Early into Taylor and Ingrid’s relationship, Ingrid confesses that Taylor is “by far the coolest, most interesting person [she’s] ever met.” Taylor responds with the panoramic sociality sadly typical: “You’re so funny. I love you so much. You’re amazing.”
Platitudes in plenitude is Standard Operating Procedure for the social media legionaries of our age. As Taylor’s husband Ezra says, “Everything is the best with Taylor. It’s exhausting.”
Ingrid is so caught up in the whirlwind of social media’s seductive fantasy that it literally takes her breath away. In trying to constantly modulate her personality to optimize her relationship with Taylor, she is left vapid and rendered absurd to both herself and the world. The façade eventually wages a mutiny against the self.
The only reprieve, it seems, is Ingrid’s landlord, Dan, played by O’Shea Jackson Jr. Dan is a struggling, Batman-obsessed screenwriter who is nothing if not simply and pleasantly himself, something Ingrid believes is useless. Of course, throughout most of the film Ingrid is either ignoring or using Dan, but eventually she recognizes he is the fiercely charming antithesis to her own superficiality.
In the final scene, when Ingrid finally confronts her existential anguish, there is a span that encapsulates the pathogen we are all afflicted with, and Plaza delivers a powerful monologue on the deleterious effects social media can have on our lives. These platforms that are supposed to promote sharing and connectivity, paradoxically make us feel more alone and isolated.

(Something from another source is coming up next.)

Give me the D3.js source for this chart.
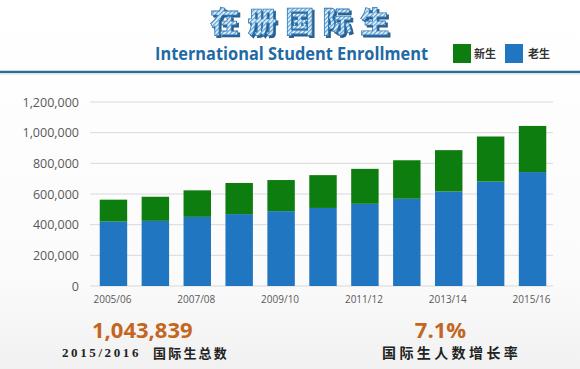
<!DOCTYPE html>
<html><head><meta charset="utf-8">
<script src="https://cdn.jsdelivr.net/npm/d3@7"></script>
<style>
html,body{margin:0;padding:0;background:#fff;}
svg{display:block;}
</style>
</head><body>
<svg id="chart" width="580" height="369"></svg>
<script>
// ---- data ----
const categories = ["2005/06","2006/07","2007/08","2008/09","2009/10","2010/11","2011/12","2012/13","2013/14","2014/15","2015/16"];
const continuing = [420000, 425000, 451000, 469000, 488000, 509000, 536000, 569000, 616000, 681000, 743000]; // 老生
const newStudents = [143000, 157000, 173000, 203000, 203000, 214000, 228000, 251000, 270000, 294000, 301000]; // 新生
const yTicks = [0, 200000, 400000, 600000, 800000, 1000000, 1200000];
const xTickLabels = ["2005/06","2007/08","2009/10","2011/12","2013/14","2015/16"];
const seriesNames = ["新生","老生"];
const colors = {newS:"#0e7d10", cont:"#2176c2"};

const svg = d3.select("#chart");
const defs = svg.append("defs");

// background gradient
const bg = defs.append("linearGradient").attr("id","bg").attr("x1",0).attr("y1",0).attr("x2",0).attr("y2",1);
bg.append("stop").attr("offset","0%").attr("stop-color","#ffffff");
bg.append("stop").attr("offset","75%").attr("stop-color","#fbfbfb");
bg.append("stop").attr("offset","100%").attr("stop-color","#f1f1f1");
svg.append("rect").attr("width",580).attr("height",369).attr("fill","url(#bg)");

// hatch pattern for title
const pat = defs.append("pattern").attr("id","hatch").attr("patternUnits","userSpaceOnUse")
  .attr("width",3).attr("height",3).attr("patternTransform","rotate(45)");
pat.append("rect").attr("width",3).attr("height",3).attr("fill","#eef6fc");
pat.append("rect").attr("width",1.3).attr("height",3).attr("fill","#5a9fd2");

// 3D shadow filter
const f = defs.append("filter").attr("id","shadow").attr("x","-10%").attr("y","-20%").attr("width","130%").attr("height","150%");
f.append("feOffset").attr("in","SourceAlpha").attr("dx",2).attr("dy",2).attr("result","off");
f.append("feFlood").attr("flood-color","#2a5f8c").attr("result","col");
f.append("feComposite").attr("in","col").attr("in2","off").attr("operator","in").attr("result","sh");
const m = f.append("feMerge");
m.append("feMergeNode").attr("in","sh");
m.append("feMergeNode").attr("in","SourceGraphic");

// title
svg.append("text").attr("x",304).attr("y",33).attr("text-anchor","middle")
  .attr("font-family","'Noto Sans CJK SC'").attr("font-weight",900).attr("font-size",29)
  .attr("letter-spacing",8.5).attr("fill","url(#hatch)").attr("stroke","#2e78b4").attr("stroke-width",0.8)
  .attr("filter","url(#shadow)").text("在册国际生");

// subtitle
svg.append("text").attr("x",291.5).attr("y",60).attr("text-anchor","middle")
  .attr("font-family","'Open Sans'").attr("font-weight",700).attr("font-size",17)
  .attr("textLength",273).attr("lengthAdjust","spacingAndGlyphs")
  .attr("fill","#1f6aa5").text("International Student Enrollment");

// legend
const legend = [
  {name:seriesNames[0], color:colors.newS, x:453, tx:474},
  {name:seriesNames[1], color:colors.cont, x:505, tx:528}
];
legend.forEach(d=>{
  svg.append("rect").attr("x",d.x).attr("y",44).attr("width",18).attr("height",19).attr("fill",d.color);
  svg.append("text").attr("x",d.tx).attr("y",58).attr("font-family","'Noto Sans CJK SC'")
    .attr("font-weight",700).attr("font-size",11).attr("fill","#333").text(d.name);
});

// divider line
svg.append("line").attr("x1",0).attr("x2",580).attr("y1",72).attr("y2",72)
  .attr("stroke","#2f6a90").attr("stroke-width",2.5);
svg.append("line").attr("x1",0).attr("x2",580).attr("y1",74).attr("y2",74)
  .attr("stroke","#dbe9f3").attr("stroke-width",1.5);

// scales
const x = d3.scaleBand().domain(categories).range([92.5,553.5]).paddingInner(0.345).paddingOuter(0.1725);
const y = d3.scaleLinear().domain([0,1200000]).range([286,102]);

// gridlines
svg.append("g").selectAll("line").data(yTicks).join("line")
  .attr("x1",90).attr("x2",553).attr("y1",d=>y(d)).attr("y2",d=>y(d))
  .attr("stroke","#d9d9d9").attr("stroke-width",1);

// y axis labels
const yAxis = d3.axisLeft(y).tickValues(yTicks).tickFormat(d3.format(",")).tickSize(0).tickPadding(0);
const gy = svg.append("g").attr("transform","translate(79,0)").call(yAxis);
gy.select(".domain").remove();
gy.selectAll("text").attr("font-family","'Open Sans'").attr("font-size",12.5).attr("fill","#595959");

// bars
const stacked = categories.map((c,i)=>({c, cont:continuing[i], nw:newStudents[i]}));
svg.append("g").selectAll("rect").data(stacked).join("rect")
  .attr("x",d=>x(d.c)).attr("width",x.bandwidth())
  .attr("y",d=>y(d.cont)).attr("height",d=>y(0)-y(d.cont)).attr("fill",colors.cont);
svg.append("g").selectAll("rect").data(stacked).join("rect")
  .attr("x",d=>x(d.c)).attr("width",x.bandwidth())
  .attr("y",d=>y(d.cont+d.nw)).attr("height",d=>y(d.cont)-y(d.cont+d.nw)).attr("fill",colors.newS);

// x axis labels
const xAxis = d3.axisBottom(x).tickValues(xTickLabels).tickSize(0).tickPadding(0);
const gx = svg.append("g").attr("transform","translate(-1,296)").call(xAxis);
gx.select(".domain").remove();
gx.selectAll("text").attr("font-family","'Open Sans'").attr("font-size",10).attr("fill","#595959");

// bottom stats
svg.append("text").attr("x",92).attr("y",338).attr("font-family","'Open Sans'").attr("font-weight",700)
  .attr("font-size",22).attr("fill","#c4661f").text("1,043,839");
svg.append("text").attr("x",440.5).attr("y",338).attr("text-anchor","middle").attr("font-family","'Open Sans'").attr("font-weight",700)
  .attr("font-size",22).attr("fill","#c4661f").text("7.1%");
svg.append("text").attr("x",62).attr("y",357).attr("font-family","'Liberation Serif'").attr("font-weight",700)
  .attr("font-size",13).attr("letter-spacing",2.6).attr("fill","#222").text("2015/2016");
svg.append("text").attr("x",153).attr("y",358).attr("font-family","'Noto Sans CJK SC'").attr("font-weight",700)
  .attr("font-size",13).attr("letter-spacing",2.2).attr("fill","#222").text("国际生总数");
svg.append("text").attr("x",382).attr("y",358).attr("font-family","'Noto Sans CJK SC'").attr("font-weight",700)
  .attr("font-size",14).attr("letter-spacing",3.4).attr("fill","#222").text("国际生人数增长率");
</script>
</body></html>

Seeing other’s lives, the greatness of them, reminds us of how un-great we are, how idiosyncratically alone we feel because our personalities aren’t in natural step with the stars of Instagram. It is terrifying, and devastating; the phone acts as a kind of vampiric talisman, absorbing us into its paradox of solipsism. It impacts us on such a deep psychological level that makes it nearly impossible to unmuck ourselves of conformist, uniformist ideas. Emotional validity lies in the statistic that every time we check social media we become slightly more depressed than before we opened it. The film ushers us into a space of emotional reflection, and shows us on a relatable level what happens when your world revolves around such a twisted notion of the self.